Claymore mines and booby traps blanketed South Vietnam during the war and wreaked havoc on U.S. soldiers.
Many of those young men who suffered horrifying wounds were treated in emergency setups by some of the nearly 10,000 women, a majority of them nurses, who also served in uniform. It was traumatizing for the wounded soldiers and those who treated them, said former Army nurse Mary Powell.
Powell, a Vietnam veteran, shared her storiesTuesday in the Bayley Room at a lecture titled “Our War in Vietnam,” sponsored by Ohio Wesleyan’s College of Republicans and Young Democratic Socialists of America.
Powell said she became an Army nurse when she was 23. As a native New Yorker, Powell attended Columbia University School of Nursing and graduated in 1969. During her senior year, she was unable to pay tuition. At that time, the Army needed nurses and offered to provide financial assistance with a two-year commitment to serve after graduation.

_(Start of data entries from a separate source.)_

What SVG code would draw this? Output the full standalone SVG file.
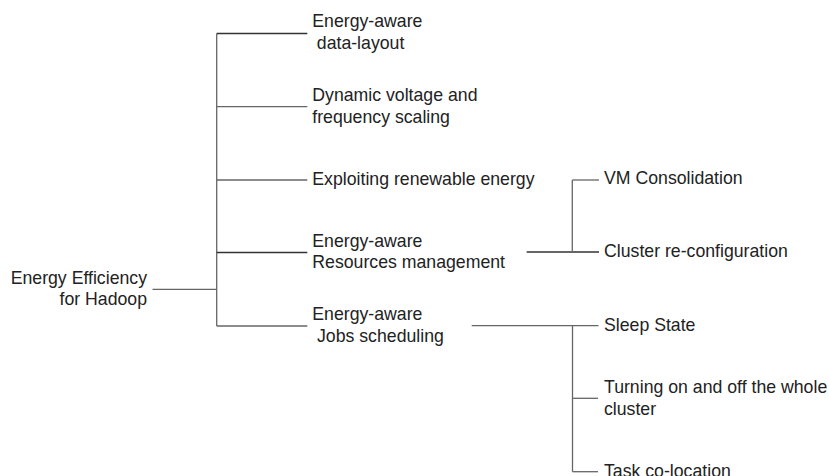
<svg xmlns="http://www.w3.org/2000/svg" width="829" height="476" viewBox="0 0 829 476">
<style>
text{font-family:"Liberation Sans",Arial,sans-serif;font-size:17.7px;fill:#222}
.r{text-anchor:end}
.c line{stroke:#666;stroke-width:1.3;fill:none}
.c line.d{stroke:#333}
</style>
<rect width="829" height="476" fill="#fff"/>
<g class="c" id="connectors">
<line x1="152.5" y1="289.3" x2="216.7" y2="289.3"/>
<line x1="216.7" y1="33.5" x2="216.7" y2="326"/>
<line class="d" x1="216.7" y1="33.5" x2="307.3" y2="33.5"/>
<line x1="216.7" y1="106.7" x2="307.3" y2="106.7"/>
<line x1="216.7" y1="180" x2="307.3" y2="180"/>
<line class="d" x1="216.7" y1="252.5" x2="307.3" y2="252.5"/>
<line x1="216.7" y1="326" x2="307.3" y2="326"/>
<line class="d" x1="526.7" y1="252" x2="599" y2="252"/>
<line x1="572.3" y1="180" x2="572.3" y2="252"/>
<line x1="572.3" y1="180" x2="599" y2="180"/>
<line x1="471.7" y1="325.7" x2="598.5" y2="325.7"/>
<line x1="572.5" y1="325.7" x2="572.5" y2="471.7"/>
<line x1="572.5" y1="398.3" x2="598" y2="398.3"/>
<line x1="572.5" y1="471.7" x2="598" y2="471.7"/>
</g>
<g id="root"><text class="r" x="147" y="283.5">Energy Efficiency</text><text class="r" x="147" y="305">for Hadoop</text></g>
<g id="n1"><text x="312.3" y="27.3">Energy-aware</text><text x="316.8" y="48.5">data-layout</text></g>
<g id="n2"><text x="312.3" y="100.7">Dynamic voltage and</text><text x="312.3" y="122.5">frequency scaling</text></g>
<g id="n3"><text x="312.3" y="185">Exploiting renewable energy</text></g>
<g id="n4"><text x="312.3" y="246.7">Energy-aware</text><text x="312.3" y="268.3">Resources management</text></g>
<g id="n5"><text x="312.3" y="320">Energy-aware</text><text x="317" y="341.7">Jobs scheduling</text></g>
<g id="n6"><text x="604" y="184.3">VM Consolidation</text></g>
<g id="n7"><text x="604" y="256.5">Cluster re-configuration</text></g>
<g id="n8"><text x="604" y="330.7">Sleep State</text></g>
<g id="n9"><text x="604" y="393.3">Turning on and off the whole</text><text x="604" y="414.5">cluster</text></g>
<g id="n10"><text x="604" y="477">Task co-location</text></g>
</svg>
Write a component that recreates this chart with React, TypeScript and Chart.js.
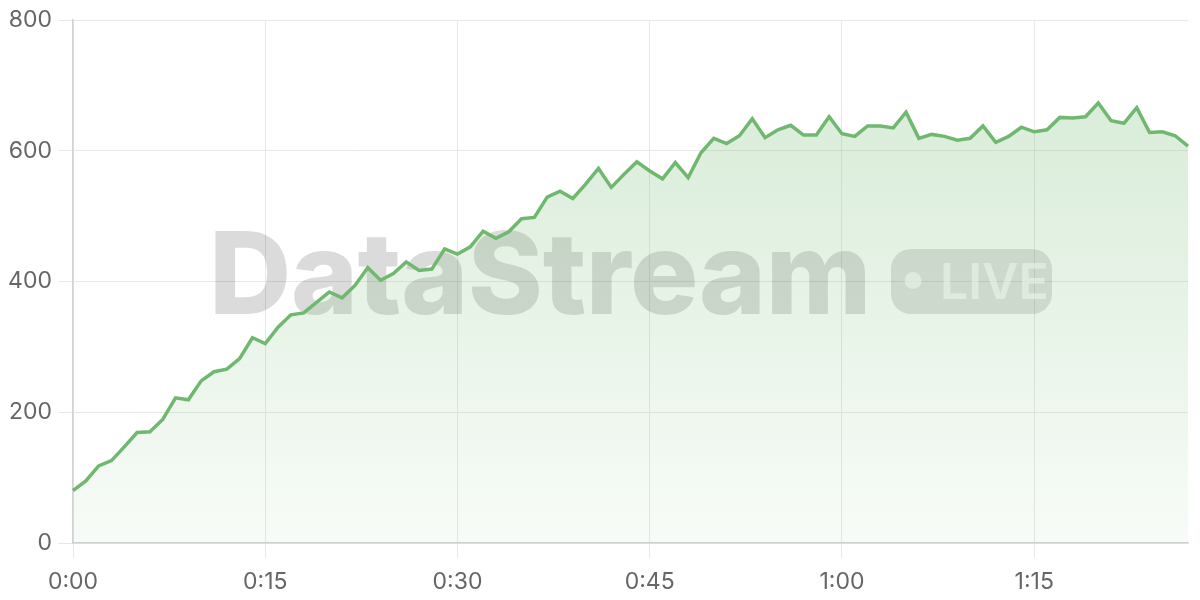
import { useEffect, useRef } from "react";
import { Chart, registerables } from "chart.js";

Chart.register(...registerables);

// one reading per minute, 0:00 .. 1:27
const minutes = Array.from({ length: 88 }, (_, i) => `${Math.floor(i / 60)}:${String(i % 60).padStart(2, "0")}`);

const viewers = [
  80, 95, 118, 126, 147, 169, 170, 189, 222, 219,
  248, 262, 266, 282, 314, 305, 330, 349, 352, 368,
  384, 375, 394, 421, 402, 412, 430, 417, 419, 450,
  442, 453, 477, 466, 476, 496, 498, 529, 538, 527,
  549, 573, 544, 564, 583, 569, 557, 582, 559, 597,
  619, 611, 623, 649, 620, 632, 639, 624, 624, 652,
  626, 622, 638, 638, 635, 659, 619, 625, 622, 616,
  619, 638, 613, 622, 636, 629, 632, 651, 650, 652,
  673, 646, 642, 666, 628, 629, 623, 607
];

const yTicks = [0, 200, 400, 600, 800];

const WATERMARK = "DataStream";
const BADGE = "LIVE";

const GREEN = "rgb(112,184,112)";
const GRID = "#e8e8e8";
const AXIS = "#d2d2d2";

const watermarkPlugin = {
  id: "watermark",
  beforeDatasetsDraw(chart: Chart) {
    const { ctx, chartArea } = chart;
    const cx = (chartArea.left + chartArea.right) / 2;
    const cy = (chartArea.top + chartArea.bottom) / 2;
    ctx.save();

    // main word
    ctx.font = "800 114px Inter";
    ctx.textBaseline = "alphabetic";
    ctx.textAlign = "left";
    const raw = ctx.measureText(WATERMARK).width;
    const wordW = 662;
    ctx.letterSpacing = `${(wordW - raw) / WATERMARK.length}px`;
    const badgeW = 161;
    const badgeH = 65;
    const gap = 20;
    const startX = cx - (wordW + gap + badgeW) / 2;
    ctx.fillStyle = "rgba(0,0,0,0.14)";
    ctx.fillText(WATERMARK, startX, cy + 32);

    // badge
    const bx = startX + wordW + gap;
    const by = cy - badgeH / 2;
    ctx.beginPath();
    ctx.roundRect(bx, by, badgeW, badgeH, 20);
    ctx.fillStyle = "rgba(0,0,0,0.12)";
    ctx.fill();

    ctx.fillStyle = "rgba(255,255,255,0.65)";
    ctx.beginPath();
    ctx.arc(bx + 22, cy - 1, 8.5, 0, Math.PI * 2);
    ctx.fill();

    ctx.letterSpacing = "0px";
    ctx.font = "600 50px Inter";
    ctx.fillText(BADGE, bx + 49, cy + 17);

    ctx.restore();
  }
};

export default function App() {
  const canvasRef = useRef<HTMLCanvasElement | null>(null);

  useEffect(() => {
    if (!canvasRef.current) return;

    const chart = new Chart(canvasRef.current, {
      type: "line",
      data: {
        labels: minutes,
        datasets: [
          {
            data: viewers,
            borderColor: GREEN,
            borderWidth: 3.5,
            pointRadius: 0,
            tension: 0,
            fill: "origin",
            backgroundColor: (ctx) => {
              const area = ctx.chart.chartArea;
              if (!area) return "rgba(112,184,112,0.2)";
              const g = ctx.chart.ctx.createLinearGradient(0, area.top, 0, area.bottom);
              g.addColorStop(0, "rgba(112,184,112,0.30)");
              g.addColorStop(1, "rgba(112,184,112,0.05)");
              return g;
            }
          }
        ]
      },
      options: {
        animation: false,
        responsive: true,
        maintainAspectRatio: false,
        layout: { padding: { top: 20, right: 12, left: 0, bottom: 0 } },
        plugins: {
          legend: { display: false },
          tooltip: { enabled: false }
        },
        scales: {
          x: {
            type: "category",
            afterFit: (scale) => {
              scale.height = 57;
            },
            grid: {
              color: (c) => (c.index % 15 === 0 ? GRID : "transparent"),
              tickLength: 15
            },
            border: { color: AXIS, width: 1.5 },
            ticks: {
              autoSkip: false,
              maxRotation: 0,
              padding: 10,
              color: "#666",
              font: { family: "Inter", size: 23 },
              callback: (_v, i) => (i % 15 === 0 ? minutes[i] : "")
            }
          },
          y: {
            min: yTicks[0],
            max: yTicks[yTicks.length - 1],
            afterFit: (scale) => {
              scale.width = 73;
            },
            afterBuildTicks: (scale) => {
              scale.ticks = yTicks.map((v) => ({ value: v }));
            },
            grid: { color: GRID, tickLength: 15 },
            border: { color: AXIS, width: 1.5 },
            ticks: {
              padding: 6,
              color: "#666",
              font: { family: "Inter", size: 23 }
            }
          }
        }
      },
      plugins: [watermarkPlugin]
    });

    return () => chart.destroy();
  }, []);

  return (
    <div style={{ position: "fixed", left: 0, top: 0, width: 1200, height: 600, background: "#fff" }}>
      <canvas ref={canvasRef} />
    </div>
  );
}
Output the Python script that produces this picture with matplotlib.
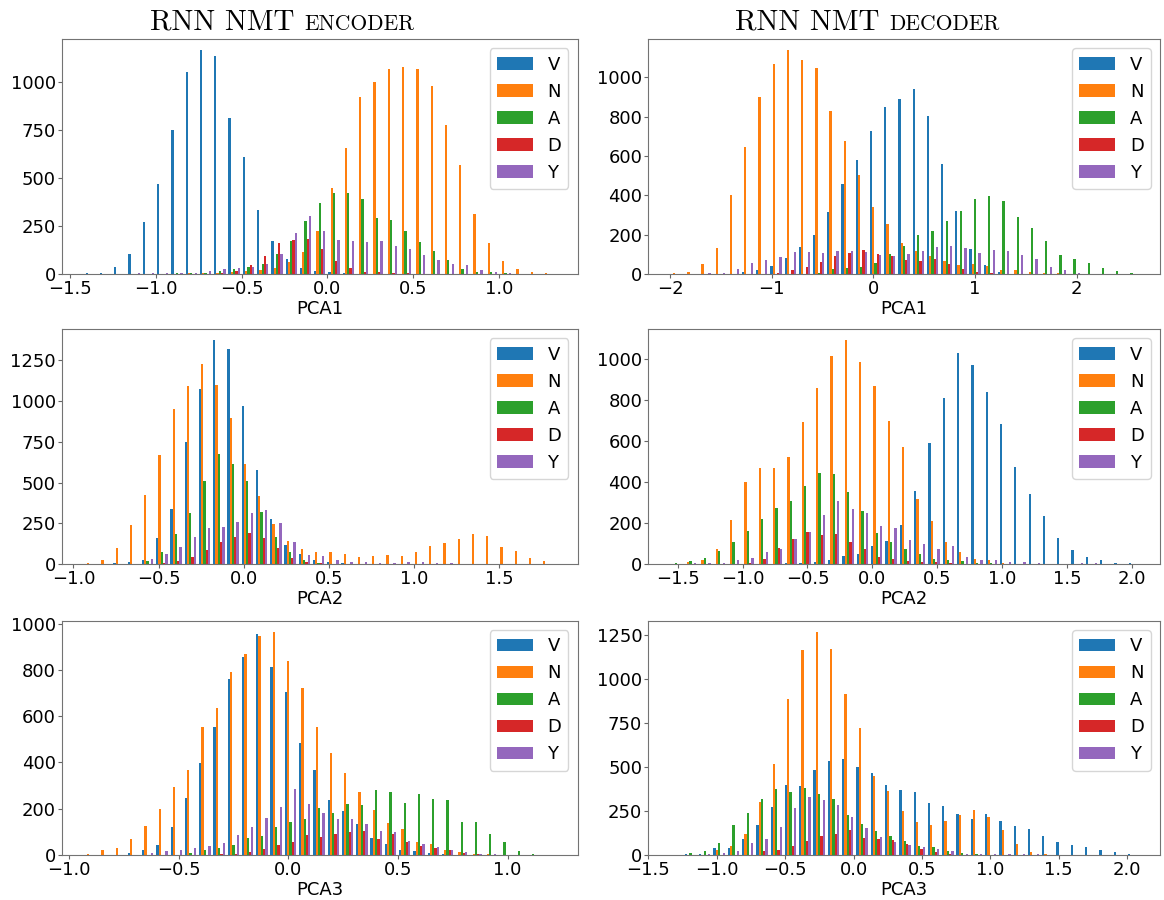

Powell became an internal medicine nurse and was stationed at the 24th Evacuation Hospital at Long Binh for a year beginning in November 1970.
Powell said she can speak about her experiences today only because she worked in internal medicine, not in emergency medicine.
“Every nurse I knew in Vietnam who worked in surgery … is on 100% disability for PTSD,” Powell said, “One of the nurses who is on 100% PTSD, my friend Nancy, was in the room next to me. The first day she was assigned to neurosurgery, she took care of a 19-year-old without a face.”
Only two percent of the soldiers admitted to emergency treatment died, but the rest were in horrifying conditions, Powell said. It was routine for nurses to avoid admitting feelings toward the soldiers and about the war.
“When we say goodbye to the guys we would say goodbye, good luck, and we’d shut down on feelings,” Powell said.
About 15 students and staff members attended the lecture. Powell avoided speaking to the audience with a traditional mic and podium and instead herded everyone into a circle to engage in a more personal conversation.
Sophomore Jacob Delight said, “I came to this event because I was interested in joining YDSA. I hadn’t heard about Vietnam on a personal level. So it was interesting to be able to put a face to it.”
Senior Amanda Hays, played a big role in planning the event.
“It was great, she was a wonderful speaker. It’s important to hear these people’s stories while they’re still around,” Hays said.
YDSA meets at 7 p.m. Saturday in Stuyvesant Hall’s Fishbowl; College Republicans meet at 8 p.m. Wednesday in Welch Hall.